One Star

tFileInputDelimited, text enclosure option, and numerical data

I've scoured the forums about this problem and didn't find anything, so forgive me if this is already addressed somewhere.
This is about TOS 5.4.1 r111943-20131212-1133 which I downloaded and installed in february of this year.
I'm using a tFileInputDelimited component to read a tab-delimited file. I have no control over the format of the file delivered to me. The rows in the file contain both textual and numerical fields so I've set up a scheme accordingly; some columns are String, and some are BigDecimal for the numbers.
I've examined the file and noticed that some of the text fields were surrounded by double quotes (interestingly not because they had tabs in them but commas), so I also set up the 'CSV options' so that Escape Char and Text Enclosure are both "\"".
The file parses fine and out of about a 100K rows I get 5 rejects.

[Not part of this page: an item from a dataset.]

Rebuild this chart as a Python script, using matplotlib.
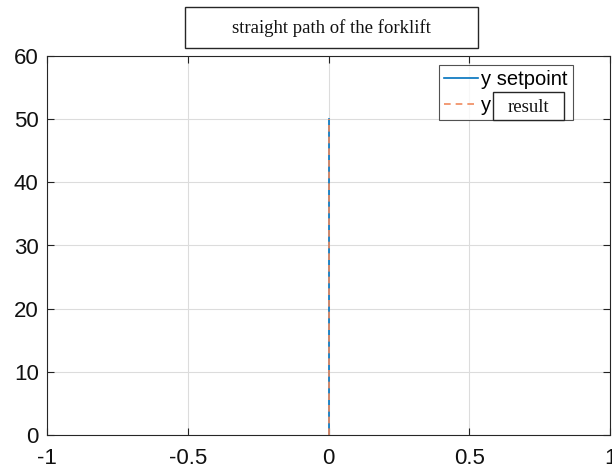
import matplotlib
matplotlib.use("Agg")
import matplotlib.pyplot as plt
from matplotlib.patches import Rectangle

x_setpoint = [0, 0]
y_setpoint = [0, 50]
x_result = [0, 0]
y_result = [0, 50]

xticks = [-1, -0.5, 0, 0.5, 1]
xtick_labels = ['-1', '-0.5', '0', '0.5', '1']
yticks = [0, 10, 20, 30, 40, 50, 60]

W, H = 612, 473
fig = plt.figure(figsize=(W / 100, H / 100), dpi=100)

# axes spans almost the whole width, right side clipped like the original
left, right, top, bottom = 47, 610, 56, 435
ax = fig.add_axes([left / W, 1 - bottom / H, (right - left) / W, (bottom - top) / H])

ax.plot(x_setpoint, y_setpoint, color='#0072BD', lw=1.2, label='y setpoint')
ax.plot(x_result, y_result, color='#F08A5D', lw=1.2, ls=(0, (4, 3)), label='y  ')

ax.set_xlim(-1, 1)
ax.set_ylim(0, 60)
ax.set_xticks(xticks)
ax.set_xticklabels(xtick_labels)
ax.set_yticks(yticks)
ax.grid(True, color='#dcdcdc', lw=0.8)
ax.set_axisbelow(True)
ax.tick_params(direction='in', length=5, width=0.8, labelsize=16, colors='#222222',
               labelcolor='#111111', top=True, right=True)
ax.tick_params(axis='x', pad=9)
ax.tick_params(axis='y', pad=6)
for lab in ax.get_xticklabels() + ax.get_yticklabels():
    lab.set_fontfamily('Liberation Sans')
for s in ax.spines.values():
    s.set_color('#262626')
    s.set_linewidth(0.8)

leg = ax.legend(loc='upper left', bbox_to_anchor=((439 - left) / (right - left), (bottom - 65) / (bottom - top)),
                prop={'family': 'Liberation Sans', 'size': 14.5},
                frameon=True, fancybox=False, borderpad=0.25, labelspacing=0.35,
                handlelength=1.7, handletextpad=0.15, borderaxespad=0)
leg.get_frame().set_edgecolor('#262626')
leg.get_frame().set_linewidth(0.8)

# title box
fig.patches.append(Rectangle((185 / W, 1 - 48 / H), (478 - 185) / W, 41 / H,
                             transform=fig.transFigure, fill=False, ec='#262626', lw=1.0))
fig.text((185 + 478) / 2 / W, 1 - 28 / H, 'straight path of the forklift',
         ha='center', va='center', family='Liberation Serif', fontsize=13.5, color='#111111')

# "result" box over the legend
fig.patches.append(Rectangle((493 / W, 1 - 120 / H), (564 - 493) / W, 28 / H,
                             transform=fig.transFigure, fc='white', ec='#262626', lw=1.0, zorder=10))
fig.text((493 + 564) / 2 / W, 1 - 107 / H, 'result', ha='center', va='center',
         family='Liberation Serif', fontsize=13.5, color='#111111', zorder=11)

fig.savefig('out.png', dpi=100)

Upon examination each of these reject rows turns out to have a number that contains a comma (thousands separator) and is surrounded by double quotes.
Further experimentation and examination of the generated code has convinced me that the escape char and text enclosure settings only apply to fields that are read into a String, and are not applied to numerical columns.
The most telling evidence is that if I remove the reject row and let the component die on error, a NumberFormat exception thrown from the BigDecimal class is revealed.
I then used the following minimal data set to try and isolate the problem: (I've used to denote a tab char)
"Text"12
Text"12"
Reading this file with a tFileInputDelimited (two columns, first = String, 2nd = Integer, delim = tab, CSV options both on "\"") results in row one being accepted and row two being rejected. therefore, it is not a problem with the BigDecimal class, it is not related to the thousands separator and it works for text data and fails for number data.
What do I need to do to make this work?
4 REPLIES
One Star

Re: tFileInputDelimited, text enclosure option, and numerical data

Seems I misread the post. Could you please paste the exact error message?
One Star

Re: tFileInputDelimited, text enclosure option, and numerical data

I used a tJavaFlex component to read a CSV file line by line. Instead of trying to figure out conversions within the java code, I set the schema on the CSV file so everything was a string. I then used a tConvertType component to convert them to the final destination type. I just set it to Auto Cast and it seemed to do ok converting strings to float, bigdecimal, and int.
Four Stars

Re: tFileInputDelimited, text enclosure option, and numerical data

"Text"12
Text"12"
First row would not create error, but second would create.
Use StringHandling.EREPLACE to remove double quotes from integer field and try., but in this case, you will have to read it as string and again parse it to integer if you want. Use (Integer)yourcolumn
Vaibhav
One Star

Re: tFileInputDelimited, text enclosure option, and numerical data

Replies so far seem to confirm that the escape char (double quote in my case) is only applied by talend for string values. This is not the way delimited files normally work - surrounding a numeric column with quotes is completely valid. At least, it is for CSV files where this behavior is copied from.
I'd like an official confirmation of the behavior of talend on this. If this is really how talend treats the escape character I think I need to file a bug report.
I know I can work around this by simply reading everything as strings and then converting with additional components, but I consider that a last resort approach.